Job visited Rep. Yvette D. Clarke (D-N.Y.), along with other parents from Brooklyn. They explained how CTE provides the structure, motivation and knowledge that help students flourish, and the parents see those benefits every day. "I'm here advocating not only for my child but for all children," Job said after the Capitol Hill visit. For many students, CTE "can be the stepping stone to the next level."
Lorraine Bridges, a parent from Queens, also was part of the group, and she cited both personal and professional reasons for making the trip. The CTE component at the high school her son attended, one that was put in place after he graduated, has helped students who otherwise "wouldn't have the skill sets they need right away, even if they don't go straight into college," she explained.
"I'm a human resource professional by day, and I can tell you that all roads lead back to college- and career-ready" preparation, Bridges adds. In her work, she's seen how CTE provides a level of readiness that helps new graduates transition into productive, challenging and rewarding careers.
Leading the delegation from New York was UFT President Michael Mulgrew, who is an AFT vice president, and Sterling Roberson, UFT vice president for career and technical education high schools. Together with AFT President Randi Weingarten, they met with acting Secretary of Education John King. Later, they visited lawmakers and staff in both chambers to discuss Perkins reauthorization, meeting with staff from key Senate and House committees responsible for the law.
In each of the meetings, the AFT leaders stressed how important it is for Congress to pass a new law with resources necessary to support and expand CTE education in schools around the country. And they pointed to ways that a new law can encourage districts to adopt some of the best features found in strong CTE programs. Among them: supportive partnerships that involve educational institutions, labor unions, and business and community groups; high-quality professional development for educators; portable, industry-recognized certificates and credentials appropriate for students' occupational focus; and assistance for guidance counselors working to help students explore career options while in high school.
The real impact of these visits comes when lawmakers hear personal stories from their constituents about the value of CTE, Mulgrew said, and he thanked the New York delegation for the time and commitment they invested in making the lobby day visits a success. "It makes a difference when we talk face to face," Mulgrew said, "and if we keep pushing, there is this possibility" of winning a new law this year that can make strong CTE programs a reality in schools around the nation.
The New York lobby day was complemented by other capital-area event at the beginning of March.
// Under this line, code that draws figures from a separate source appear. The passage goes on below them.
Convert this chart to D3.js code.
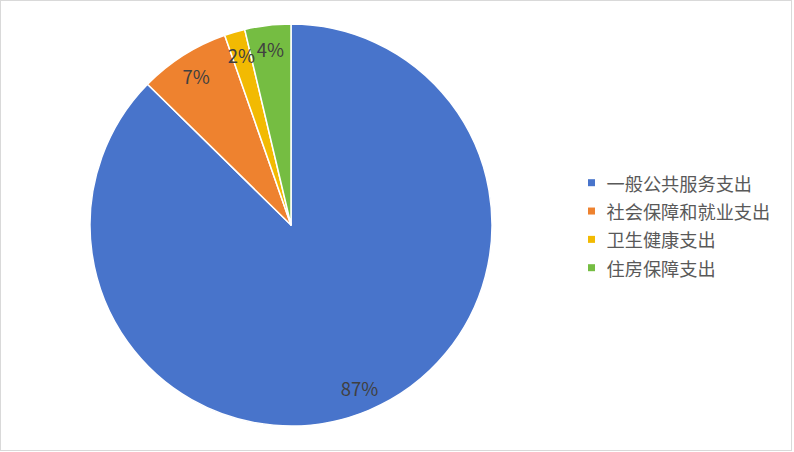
<!DOCTYPE html>
<html><head><meta charset="utf-8">
<script src="https://cdn.jsdelivr.net/npm/d3@7"></script>
<style>html,body{margin:0;padding:0;background:#fff;}svg{display:block;}</style>
</head><body>
<svg id="chart" width="794" height="452"></svg>
<script>
const categories = ["一般公共服务支出", "社会保障和就业支出", "卫生健康支出", "住房保障支出"];
const values = [87.35, 7.3, 1.65, 3.7];
const labels = ["87%", "7%", "2%", "4%"];
const colors = ["#4874CB", "#EE822F", "#F2BA02", "#75BD42"];

const svg = d3.select("#chart");
svg.append("rect").attr("x", 0.5).attr("y", 0.5).attr("width", 791).attr("height", 450)
  .attr("fill", "#fff").attr("stroke", "#d9d9d9").attr("stroke-width", 1);

const cx = 291, cy = 225, R = 201;
const data = categories.map((c, i) => ({cat: c, value: values[i], label: labels[i], color: colors[i]}));
const pie = d3.pie().value(d => d.value).sort(null).startAngle(0).endAngle(2 * Math.PI);
const arcs = pie(data);
const arc = d3.arc().innerRadius(0).outerRadius(R);
const labelArc = d3.arc().innerRadius(177).outerRadius(177);

const g = svg.append("g").attr("transform", `translate(${cx},${cy})`);
g.selectAll("path").data(arcs).join("path")
  .attr("d", arc).attr("fill", d => d.data.color)
  .attr("stroke", "#fff").attr("stroke-width", 1.5).attr("stroke-linejoin", "round");

g.selectAll("text.lbl").data(arcs).join("text").attr("class", "lbl")
  .attr("transform", d => `translate(${labelArc.centroid(d)})`)
  .attr("text-anchor", "middle").attr("dominant-baseline", "central")
  .attr("font-family", "'Noto Sans CJK SC', 'Noto Sans', sans-serif")
  .attr("font-size", 18.5).attr("fill", "#404040")
  .text(d => d.data.label);

const color = d3.scaleOrdinal().domain(categories).range(colors);
const legendY = d3.scalePoint().domain(categories).range([182.7, 267.7]);
const lg = svg.append("g");
const items = lg.selectAll("g").data(categories).join("g")
  .attr("transform", d => `translate(588,${legendY(d)})`);
items.append("rect").attr("x", 0).attr("y", -3.5).attr("width", 7).attr("height", 7)
  .attr("fill", d => color(d));
items.append("text").attr("x", 18.5).attr("y", 0).attr("dominant-baseline", "central")
  .attr("font-family", "'Noto Sans CJK SC', sans-serif").attr("font-size", 18.2)
  .attr("fill", "#595959").text(d => d);
</script>
</body></html>
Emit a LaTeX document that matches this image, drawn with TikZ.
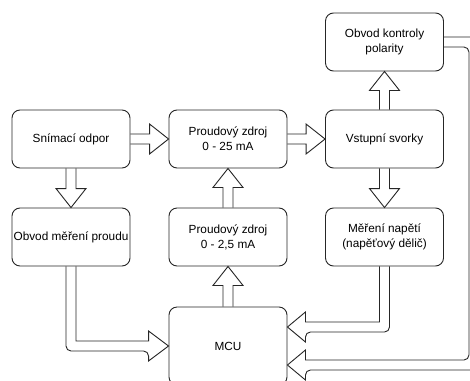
\documentclass[tikz,border=0pt]{standalone}
\usepackage{fontspec}
\setmainfont{Liberation Sans}
\usetikzlibrary{calc}
\tikzset{
 box/.style={draw=black!85, line width=0.9pt, rounded corners=8pt, minimum width=118pt, minimum height=58pt, align=center, inner sep=0pt, font=\fontsize{11.8}{15}\selectfont, fill=white},
 flex/.style={draw=black!85, line width=0.9pt, line join=miter},
}
\newcommand{\flexR}[2]{\draw[flex] ($(#1.east)+(0,-5)$) -- ($(#2.west)+(-19,-5)$) -- ($(#2.west)+(-19,-15)$) -- (#2.west) -- ($(#2.west)+(-19,15)$) -- ($(#2.west)+(-19,5)$) -- ($(#1.east)+(0,5)$);}
\newcommand{\flexU}[2]{\draw[flex] ($(#1.north)+(-5,0)$) -- ($(#2.south)+(-5,19)$) -- ($(#2.south)+(-15,19)$) -- (#2.south) -- ($(#2.south)+(15,19)$) -- ($(#2.south)+(5,19)$) -- ($(#1.north)+(5,0)$);}
\newcommand{\flexD}[2]{\draw[flex] ($(#1.south)+(-5,0)$) -- ($(#2.north)+(-5,-19)$) -- ($(#2.north)+(-15,-19)$) -- (#2.north) -- ($(#2.north)+(15,-19)$) -- ($(#2.north)+(5,-19)$) -- ($(#1.south)+(5,0)$);}
\begin{document}
\begin{tikzpicture}[x=1pt,y=-1pt]
\clip (0,0) rectangle (470,380);
\fill[white] (0,0) rectangle (470,380);
\node[box] (snim) at (71,139) {Snímací odpor};
\node[box] (obvod) at (71,237) {Obvod měření proudu};
\node[box] (pz25) at (228,139) {Proudový zdroj\\0 - 25 mA};
\node[box] (pz2) at (228,237) {Proudový zdroj\\0 - 2,5 mA};
\node[box] (vst) at (384.5,139) {Vstupní svorky};
\node[box] (pol) at (384.5,42) {Obvod kontroly\\polarity};
\node[box] (mer) at (384.5,237) {Měření napětí\\(napěťový dělič)};
\node[box, minimum height=78pt] (mcu) at (228,346) {MCU};
\flexR{snim}{pz25}
\flexR{pz25}{vst}
\flexD{snim}{obvod}
\flexD{vst}{mer}
\flexU{vst}{pol}
\flexU{pz2}{pz25}
\flexU{mcu}{pz2}
\coordinate (t1) at ($(mcu.east)+(0,-19)$);
\coordinate (t2) at ($(mcu.east)+(0,19)$);
\draw[flex] ($(mer.south)+(5,0)$) [rounded corners=5pt] |- ($(t1)+(18,5)$) [sharp corners] -- ($(t1)+(18,15)$) -- (t1) -- ($(t1)+(18,-15)$) -- ($(t1)+(18,-5)$) -| ($(mer.south)+(-5,0)$);
\draw[flex] ($(obvod.south)+(-5,0)$) [rounded corners=5pt] |- ($(mcu.west)+(-20,5)$) [sharp corners] -- ($(mcu.west)+(-20,15)$) -- (mcu.west) -- ($(mcu.west)+(-20,-15)$) -- ($(mcu.west)+(-20,-5)$) -| ($(obvod.south)+(5,0)$);
\draw[flex] ($(pol.east)+(0,-5)$) [rounded corners=5pt] -- ($(pol.east)+(35,-5)$) |- ($(t2)+(18,5)$) [sharp corners] -- ($(t2)+(18,15)$) -- (t2) -- ($(t2)+(18,-15)$) -- ($(t2)+(18,-5)$) [rounded corners=5pt] -| ($(pol.east)+(25,5)$) [sharp corners] -- ($(pol.east)+(0,5)$);
\end{tikzpicture}
\end{document}
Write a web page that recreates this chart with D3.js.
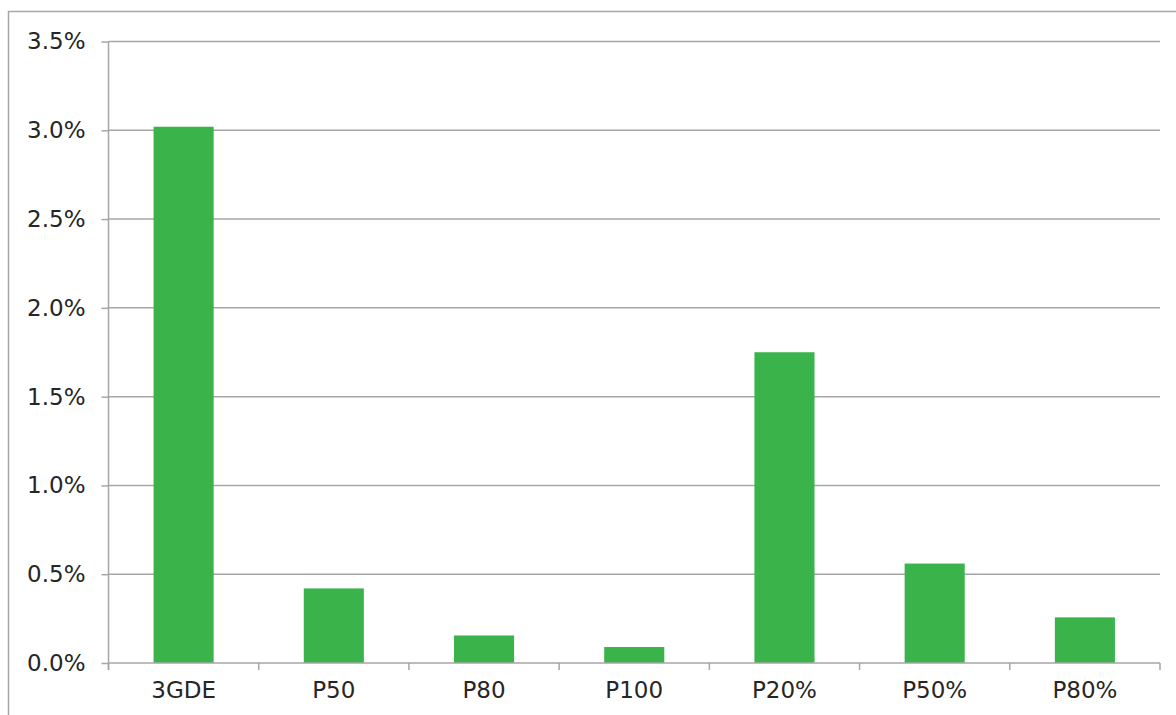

The Association for Career and Technical Education held its annual national policy seminar in nearby Arlington, Va., and many of the presentations were focused on the need to reauthorize the Perkins Act. The meeting also provided opportunities for participants to visit Capitol Hill and explain how Perkins needs to be updated so that effective CTE programs can open doors for students. Underscoring this message was a March 1 reception (pictued above) that encouraged lawmakers to talk with students from local schools about the projects they are developing through CTE programs.
AFT initiatives also were showcased at the ACTE policy seminar. On March 2, ACTE featured work undertaken by the Peoria (Ill.) Federation of Teachers as part of the AFT's Promising Pathways initiative (pictured above). With funding from the AFT Innovation Fund, the initiative is supporting AFT locals in Peoria, Pittsburgh, San Francisco and Miami as they work with local partners to expand career and technical education opportunities in their schools.
In each city, the career pathways will be closely aligned with the local job market. Effective coordination is the current focus for the Peoria local, which recently brought in a coordinator who works with community, labor, business and government entities that are helping to lay the groundwork for four new career pathways, scheduled to debut in fall 2017. Working with the Greater Peoria Economic Development Council and other groups to catalog internships, job shadowing and other opportunities in the community is a big part of the effort.
At a time of recent change in Peoria school district leadership, the union has been a "stabilizing force" that has worked to keep the CTE initiative on track, local President Jeffrey Adkins-Dutro says. At the ACTE policy seminar, he encouraged the audience to "involve your local, state and national unions" as organizations that can give CTE programs staying power.